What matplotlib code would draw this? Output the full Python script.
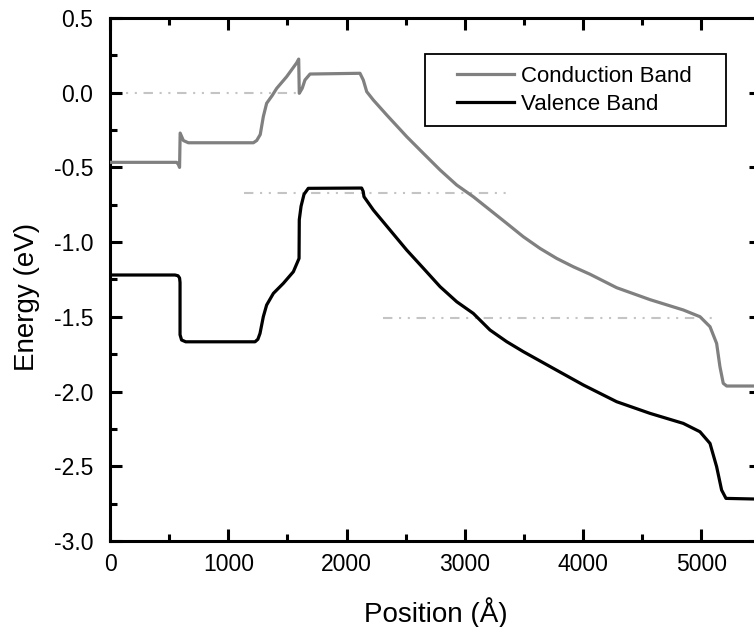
# coding:utf-8
"""
band diagram (conduction / valence band vs position)
"""

import matplotlib
matplotlib.use("Agg")
import matplotlib.pyplot as plt
from matplotlib.lines import Line2D
from matplotlib.legend_handler import HandlerLine2D
from matplotlib.ticker import MultipleLocator

plt.rcParams['font.family'] = ['Liberation Sans', 'DejaVu Sans']

# 伝導帯
cb_x = [0, 563, 578, 588, 593, 620, 662, 1212, 1240, 1270, 1296, 1324, 1370, 1409,
        1493, 1578, 1595, 1600, 1625, 1648, 1691, 2113, 2141, 2170, 2226, 2339, 2451,
        2508, 2649, 2790, 2931, 3071, 3212, 3353, 3494, 3635, 3776, 3917, 4058, 4283,
        4565, 4846, 4987, 5072, 5128, 5156, 5184, 5213, 5500]
cb_e = [-0.466, -0.466, -0.48, -0.50, -0.27, -0.32, -0.335, -0.335, -0.32, -0.28, -0.16,
        -0.071, -0.02, 0.029, 0.107, 0.200, 0.225, -0.004, 0.03, 0.085, 0.125, 0.13,
        0.085, 0.007, -0.049, -0.149, -0.245, -0.294, -0.406, -0.517, -0.618, -0.696,
        -0.785, -0.874, -0.964, -1.042, -1.109, -1.165, -1.215, -1.305, -1.385, -1.454,
        -1.499, -1.566, -1.678, -1.834, -1.945, -1.963, -1.963]

# 価電子帯
vb_x = [0, 549, 575, 588, 592, 592, 605, 640, 1226, 1250, 1268, 1296, 1324, 1381, 1465,
        1550, 1598, 1600, 1615, 1640, 1676, 2127, 2140, 2147, 2226, 2367, 2508, 2649,
        2790, 2931, 3071, 3212, 3353, 3494, 3748, 4001, 4283, 4565, 4846, 4987, 5072,
        5128, 5170, 5207, 5500]
vb_e = [-1.22, -1.22, -1.225, -1.24, -1.27, -1.62, -1.655, -1.667, -1.667, -1.65, -1.611,
        -1.499, -1.421, -1.343, -1.276, -1.198, -1.109, -0.85, -0.76, -0.68, -0.64,
        -0.638, -0.66, -0.696, -0.785, -0.919, -1.053, -1.175, -1.298, -1.399, -1.477,
        -1.588, -1.666, -1.733, -1.845, -1.956, -2.068, -2.146, -2.213, -2.269, -2.347,
        -2.503, -2.659, -2.715, -2.72]

# 補助線(フェルミ準位など)
ref_level = [0.0, -0.67, -1.51]
ref_start = [0, 1130, 2310]
ref_end = [1590, 3360, 5100]

fig = plt.figure(figsize=(7.54, 6.27), dpi=100)
ax = fig.add_axes([0.1459, 0.1372, 0.8629, 0.8341])

ax.hlines(ref_level, ref_start, ref_end, colors='#c4c4c4', linewidth=1.5,
          linestyles=[(0, (4.5, 3.2, 1, 3.2, 1, 3.2))], zorder=1)
ax.plot(cb_x, cb_e, color='#808080', linewidth=2.3, label='Conduction Band', zorder=3)
ax.plot(vb_x, vb_e, color='black', linewidth=2.3, label='Valence Band', zorder=3)

ax.set_xlim(0, 5500)
ax.set_ylim(-3.0, 0.5)
ax.xaxis.set_major_locator(MultipleLocator(1000))
ax.xaxis.set_minor_locator(MultipleLocator(500))
ax.yaxis.set_major_locator(MultipleLocator(0.5))
ax.yaxis.set_minor_locator(MultipleLocator(0.25))
ax.yaxis.set_major_formatter(plt.FuncFormatter(lambda v, p: "{:.1f}".format(v)))

for s in ax.spines.values():
    s.set_linewidth(2.2)
ax.tick_params(which='both', direction='in', top=True, right=True, width=2.2,
               labelsize=16.5)
ax.tick_params(which='major', length=8.5)
ax.tick_params(which='minor', length=5)
ax.tick_params(axis='x', pad=9)
ax.tick_params(axis='y', pad=12)

ax.set_xlabel("Position (Å)", fontsize=20)
ax.set_ylabel("Energy (eV)", fontsize=20)
ax.xaxis.set_label_coords(0.5, -0.107)
ax.yaxis.set_label_coords(-0.108, 0.467)

# 凡例 (枠を広めに、線の左に余白)
leg = ax.legend(loc='upper left', bbox_to_anchor=(0.484, 0.5, 0.4627, 0.431),
                mode='expand', borderaxespad=0, fontsize=16, handlelength=3.5,
                handletextpad=0.3, labelspacing=0.3, borderpad=0.53,
                fancybox=False, framealpha=1, edgecolor='black',
                handler_map={Line2D: HandlerLine2D(xpad=0.9)})
leg.get_frame().set_linewidth(1.3)

fig.savefig("out.png", dpi=100)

(Given instruction) Only the lines from the start of the material through the line containing "plt.rcParams['font.family'] = ['Liberation" should be transcribed. Pictures stay out.

(Answer to the problem)
What matplotlib code would draw this? Output the full Python script.
# coding:utf-8
"""
band diagram (conduction / valence band vs position)
"""

import matplotlib
matplotlib.use("Agg")
import matplotlib.pyplot as plt
from matplotlib.lines import Line2D
from matplotlib.legend_handler import HandlerLine2D
from matplotlib.ticker import MultipleLocator

plt.rcParams['font.family'] = ['Liberation Sans', 'DejaVu Sans']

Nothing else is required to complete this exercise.